Many Republicans are skeptical of the merits of the nearly 50-year-old retraining and income assistance program, and object to an earlier White House plan to include TAA in the implementing legislation for the South Korean trade pact.

Republican leaders in Congress have pledged to pass TAA separately, but many Democrats are concerned that will not happen once the trade deals are approved and they lose leverage.

Mr. Reid’s plan aims to end the standoff over the trade deals by passing the retraining bill first. The package would then go to the Republican-controlled House of Representatives, where it would be passed in tandem with the trade pacts.

Mr. Obama and his Democrats, along with Republicans, have pointed to the trade pacts as a way to aid weak U.S. job growth by boosting exports.

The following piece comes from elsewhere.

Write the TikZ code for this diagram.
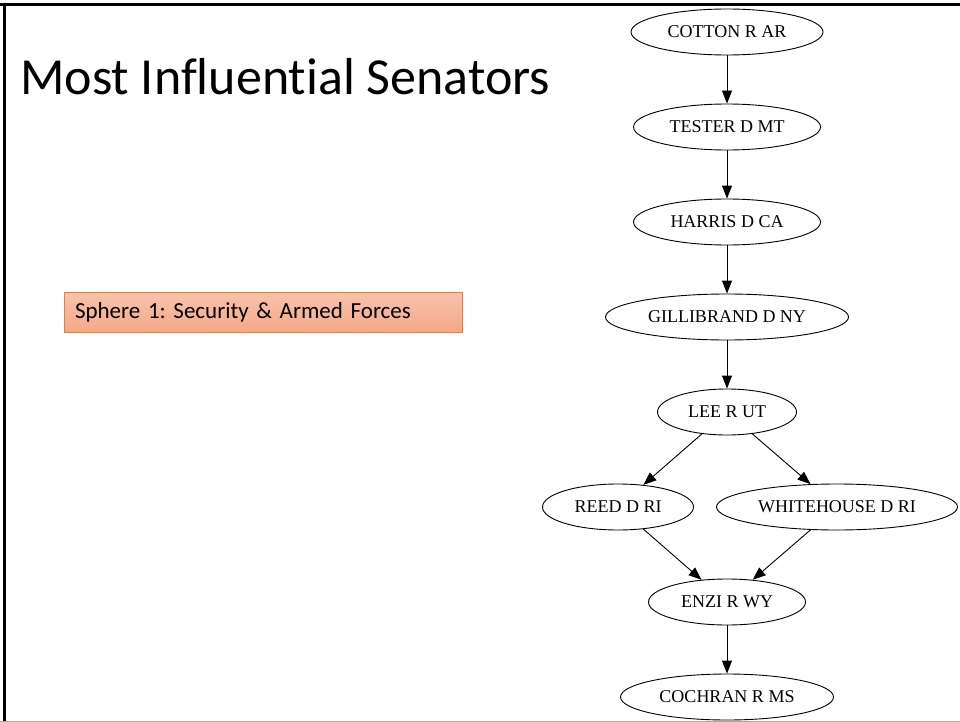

U.S. Treasury Secretary Timothy Geithner said on Wednesday that further delays in passing the South Korea, Colombia and Panama trade deals means that products made by American firms and workers stand to lose market share in those countries to foreign competitors.

Passage of the pacts also could pave the way for more trade agreements that would further boost U.S. exports, he said.

“When we demonstrate that we can legislate agreements, then countries around the world will have an incentive to negotiate with us,” Mr. Geithner told a CNBC forum.

Mr. Reid accused Republicans of seeking to stall the trade adjustment assistance bill, and he scheduled a procedural vote for Monday to try to speed up Senate debate.

“There isn’t a thing that we can bring up here that they (Republicans) don’t stall,” Mr. Reid said.

“We’re going to move to these free trade agreements. The first part of the deal of course is trade adjustment assistance and we have to invoke cloture to do this. I think that’s a travesty and it’s too bad,” Mr. Reid said.

“Cloture” in this case is the procedural vote by Senate Democrats to limit opponents’ stalling tactics on the trade adjustment assistance bill.